La Grande Dame de la chanson, Lucille Dumont, sera honorée ce soir à l'occasion du 25e anniversaire de la fondation du Chez-nous des artistes.

«La santé, ça va, mis à part des petites douleurs dans les articulations. C'est normal à mon âge...», lance-t-elle en entrevue à La Presse.

À 92 ans, Lucille Dumont ne chante plus, mais aime encore aller au théâtre et aux Grands Explorateurs. Elle s'est même découvert une nouvelle passion: l'opéra au cinéma. «J'adore allez entendre les opéras du Metropolitan Opera de New York retransmis dans nos salles de cinéma. On a des prises de vues remarquables et que dire du son!»

C'est en 1935, à l'âge de 16 ans, que Lucille Dumont a commencé sa carrière, avec la complicité de sa mère, à une époque où il n'était pas question de mener la vie d'artiste.

«Quand je suis passée à la radio la toute première fois, j'avais pris le pseudonyme de Micheline Lalonde, pour ne pas qu'on me reconnaisse, confie-t-elle. Ma soeur aînée, assez sévère, n'en savait rien. Ma mère s'est tournée vers elle: «Comment tu la trouves?» Ma soeur a répondu que la voix était jolie. Et ma mère d'ajouter: «C'est ta soeur.»»

Très vite, elle se fera entendre à la radio, avant d'apparaître à la télévision, où, dès l'ouverture du «canal 2» de Radio-Canada, elle animera la première émission de variétés, Le café des artistes. Cela lui aura épargné le monde du cabaret, qu'elle n'aimait pas.
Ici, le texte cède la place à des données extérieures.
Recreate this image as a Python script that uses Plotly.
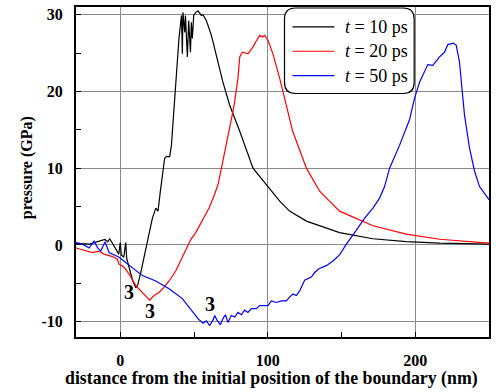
import plotly.graph_objects as go

# ---- data ----
x_10ps = [-30, -20.7, -10.5, -8.5, -7.1, -4.4, -2.4, -1.0, 0.0, 0.7, 2.4, 3.7, 4.4, 6.4, 8.5, 10.5,
          11.9, 13.9, 15.9, 18.2, 21.8, 24.1, 25.6, 27.2, 30.1, 31.3, 33.5, 34.7, 35.8, 37.0, 38.5,
          39.8, 41.5, 42.1, 42.5, 43.7, 44.2, 45.5, 46.4, 47.6, 48.2, 48.9, 49.8, 51.2, 52.7, 55.0,
          56.1, 58.4, 61.8, 65.2, 69.6, 74.2, 78.7, 81.0, 90.0, 100.8, 108.1, 114.8, 126.2, 148.7,
          171.3, 193.9, 216.5, 250]
p_10ps = [0.2, 0.1, 0.7, 0.4, 0.8, -0.1, -0.8, -1.2, 0.3, -1.3, -1.6, 0.3, -1.8, -3.1, -4.7, -5.6,
          -5.2, -3.6, -1.8, 0.0, 3.5, 4.8, 4.4, 7.0, 11.3, 11.5, 11.5, 13.0, 16.0, 20.0, 24.7,
          26.9, 29.9, 24.9, 30.3, 27.7, 29.9, 24.5, 29.2, 25.1, 29.0, 26.9, 29.9, 30.3, 30.5, 29.9,
          30.0, 29.2, 27.3, 24.7, 21.2, 18.2, 16.0, 14.8, 10.0, 7.4, 5.7, 4.4, 3.1, 1.6,
          0.8, 0.43, 0.22, 0.1]

x_20ps = [-30, -24.5, -18.8, -14.4, -11.0, -7.6, -4.2, -1.9, -0.8, 2.6, 6.0, 10.5, 15.0, 18.4, 20.0,
          22.9, 26.3, 29.7, 33.1, 37.6, 42.1, 45.5, 47.8, 51.2, 55.7, 60.2, 64.0, 66.3, 68.6, 70.8,
          73.7, 76.4, 77.6, 79.8, 81.0, 82.8, 86.6, 90.0, 92.3, 94.6, 96.3, 97.9, 100.1, 103.5,
          108.1, 112.6, 116.9, 126.2, 135.2, 141.9, 148.7, 171.3, 193.9, 216.5, 250]
p_20ps = [-0.4, -0.7, -1.0, -0.8, -1.2, -1.4, -1.6, -1.9, -2.5, -2.9, -3.8, -5.3, -6.2, -6.8, -7.2,
          -6.6, -6.2, -5.5, -4.7, -3.4, -1.6, -0.1, 0.7, 1.6, 3.3, 4.8, 6.6, 7.9, 10.0, 12.0,
          14.8, 17.4, 18.7, 21.7, 24.5, 25.1, 24.9, 25.8, 26.6, 27.3, 27.1, 27.3, 26.7, 24.9,
          21.7, 18.2, 14.8, 10.0, 7.0, 5.7, 4.4, 2.5, 1.4, 0.74, 0.22]

x_50ps = [-30, -25.6, -21.1, -17.8, -15.4, -13.2, -10.3, -7.6, -0.8, 3.7, 10.5, 15.0, 24.1, 33.1,
          42.1, 44.9, 49.3, 52.7, 56.1, 58.4, 60.6, 62.9, 64.0, 65.6, 67.9, 69.6, 71.3, 73.0, 75.3,
          77.6, 79.8, 82.1, 84.3, 86.6, 88.9, 92.3, 94.5, 97.9, 100.1, 102.4, 105.8, 109.2, 112.6,
          114.8, 117.1, 119.4, 121.6, 125.0, 127.2, 129.5, 131.8, 134.7, 139.7, 144.2, 148.7, 153.3,
          158.9, 165.7, 171.3, 175.8, 179.2, 182.6, 189.4, 196.1, 199.5, 202.9, 208.5, 211.9, 216.5,
          219.8, 222.1, 225.9, 227.8, 230.0, 233.4, 236.8, 240.2, 243.6, 250]
p_50ps = [0.3, 0.1, -0.4, 0.5, -0.35, -0.8, 0.4, -1.0, -1.6, -2.3, -3.4, -4.0, -4.7, -5.7,
          -7.0, -7.7, -8.8, -9.6, -10.2, -9.9, -10.5, -9.8, -9.2, -9.8, -10.4, -9.6, -9.1, -10.1, -9.2,
          -9.4, -8.8, -9.1, -8.5, -8.8, -8.3, -8.3, -7.9, -7.9, -7.9, -7.3, -7.5, -7.3, -7.3,
          -6.8, -6.4, -6.6, -6.0, -4.6, -4.4, -4.2, -3.6, -3.1, -2.7, -2.1, -1.3, 0.1,
          1.6, 3.5, 4.8, 6.1, 7.6, 10.0, 13.0, 16.3, 19.1, 21.2, 23.5, 23.4, 24.5,
          25.1, 26.1, 26.3, 26.0, 23.8, 16.9, 12.6, 9.6, 7.6, 5.9]

series_names = ["<i>t</i> = 10 ps", "<i>t</i> = 20 ps", "<i>t</i> = 50 ps"]
series_colors = ["black", "red", "blue"]

x_tickvals = [0, 100, 200]
x_ticktext = ["0", "100", "200"]
y_tickvals = [-10, 0, 10, 20, 30]
y_ticktext = ["-10", "0", "10", "20", "30"]

x_title = "distance from the initial position of the boundary (nm)"
y_title = "pressure (GPa)"

label_x = [5.8, 20.0, 60.6]
label_y = [-6.1, -8.55, -7.7]
label_text = ["3", "3", "3"]

SERIF = "Liberation Serif, Times New Roman, serif"

# plot-area geometry in page pixels (used for hand-placed legend and titles)
L, T, W, H = 76, 5, 414, 332
def px(v): return (v - L) / W
def py(v): return 1 - (v - T) / H

fig = go.Figure()
for xs, ys, name, col in zip([x_10ps, x_20ps, x_50ps], [p_10ps, p_20ps, p_50ps],
                             series_names, series_colors):
    fig.add_trace(go.Scatter(x=xs, y=ys, mode="lines", name=name,
                             line=dict(color=col, width=1.2), showlegend=False,
                             hoverinfo="skip"))

for lx, ly, lt in zip(label_x, label_y, label_text):
    fig.add_annotation(x=lx, y=ly, text="<b>%s</b>" % lt, showarrow=False,
                       font=dict(family=SERIF, size=20, color="black"))

# rounded legend frame
x0, x1, y0, y1, r = 285, 415, 6, 92, 11
path = (f"M {px(x0+r)},{py(y0)} L {px(x1-r)},{py(y0)} "
        f"Q {px(x1)},{py(y0)} {px(x1)},{py(y0+r)} L {px(x1)},{py(y1-r)} "
        f"Q {px(x1)},{py(y1)} {px(x1-r)},{py(y1)} L {px(x0+r)},{py(y1)} "
        f"Q {px(x0)},{py(y1)} {px(x0)},{py(y1-r)} L {px(x0)},{py(y0+r)} "
        f"Q {px(x0)},{py(y0)} {px(x0+r)},{py(y0)} Z")
fig.add_shape(type="path", path=path, xref="paper", yref="paper",
              fillcolor="white", line=dict(color="black", width=1.2), layer="above")

# legend entries
row_y = [25, 49.5, 74]
for ry, name, col in zip(row_y, series_names, series_colors):
    fig.add_shape(type="line", xref="paper", yref="paper",
                  x0=px(293), x1=px(335), y0=py(ry), y1=py(ry),
                  line=dict(color=col, width=1.2), layer="above")
    fig.add_annotation(xref="paper", yref="paper", x=px(344), y=py(ry),
                       xanchor="left", yanchor="middle", text=name, showarrow=False,
                       font=dict(family=SERIF, size=18, color="black"))

# axis titles
fig.add_annotation(xref="paper", yref="paper", x=px(271.5), y=py(378.5),
                   xanchor="center", yanchor="middle", showarrow=False,
                   text="<b>%s</b>" % x_title,
                   font=dict(family=SERIF, size=17.8, color="black"))
fig.add_annotation(xref="paper", yref="paper", x=px(27), y=py(167),
                   xanchor="center", yanchor="middle", showarrow=False, textangle=-90,
                   text="<b>%s</b>" % y_title,
                   font=dict(family=SERIF, size=16, color="black"))

fig.update_layout(
    width=496, height=392,
    margin=dict(l=76, r=6, t=5, b=55),
    paper_bgcolor="white", plot_bgcolor="white",
    font=dict(family=SERIF, color="black"),
    showlegend=False,
    xaxis=dict(range=[-30, 250], tickvals=x_tickvals, ticktext=x_ticktext,
               showgrid=True, gridcolor="#8a8a8a", gridwidth=1.2,
               showline=True, linecolor="black", linewidth=2, mirror=True,
               ticks="", zeroline=False,
               minor=dict(dtick=50, tick0=0, ticks="inside", ticklen=5,
                          tickcolor="black", tickwidth=1.2, showgrid=False),
               tickfont=dict(family=SERIF, size=16, color="black", weight="bold"),
               ticklabelstandoff=8),
    yaxis=dict(range=[-12, 31], tickvals=y_tickvals, ticktext=y_ticktext,
               showgrid=True, gridcolor="#8a8a8a", gridwidth=1.2,
               showline=True, linecolor="black", linewidth=2, mirror=True,
               ticks="", zeroline=False,
               minor=dict(dtick=5, tick0=0, ticks="inside", ticklen=5,
                          tickcolor="black", tickwidth=1.2, showgrid=False),
               tickfont=dict(family=SERIF, size=16, color="black", weight="bold"),
               ticklabelstandoff=8),
)

fig.write_html("out.html", config={"displayModeBar": False},
               post_script="document.body.style.margin='0';")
«Quand il m'est arrivé d'en faire, c'est parce que j'étais fauchée. Je disais alors à mon agent de me trouver des dates. Mais personne ne nous écoutait dans la salle...»

Un métier difficile

D'autres auditoires sauront apprécier cette interprète de grand style qui, aux vaines gloires du palmarès, préférait défendre les chansons durables. C'était aussi elle qu'on appelait à l'étranger pour défendre les couleurs de la chanson d'ici.

Avec les années, comment voit-elle le métier de chanteur?

«Je pense qu'il faut être de son temps. Quand j'ai débuté, j'étais très influencée par Lucienne Boyer. Et mon mentor, Léo LeSieur, me poussait vers un répertoire plus convenable pour mon âge. Aujourd'hui, c'est aussi difficile qu'hier et il y a moins d'émissions de variétés. Quand je dirigeais l'Atelier, je n'ai jamais caché aux élèves les dures réalités qui les attendaient. Je les encourageais même à prévoir une profession pour les périodes creuses.»

Et les concours?

«C'est un peu cruel. Je n'ai moi-même participé qu'à un seul concours. Mais il n'en demeure pas moins que tout chanteur, gagnant ou pas, doit travailler très fort.»

Que retient-elle de sa vie artistique?

«L'enseignement, sans l'ombre d'un doute. J'ai aimé enseigner aux jeunes. Tellement que, lorsque j'ai cessé de donner mes cours, je me suis ennuyée durant des mois. C'était une passion.»

Ce soir, à la salle Pierre-Mercure, elle assistera à un spectacle mettant en scène 25 chanteurs, dont Jean-Pierre Ferland, Christine Chartrand, Michel Louvain et Diane Juster. C'est à Roger Sylvain que l'on doit l'initiative de cette soirée. C'est lui qui, le premier, poussa le maire Drapeau à trouver un terrain pour ériger l'immeuble du Chez-nous des artistes.

Les profits de la soirée permettront de poursuivre la mission de cette oeuvre.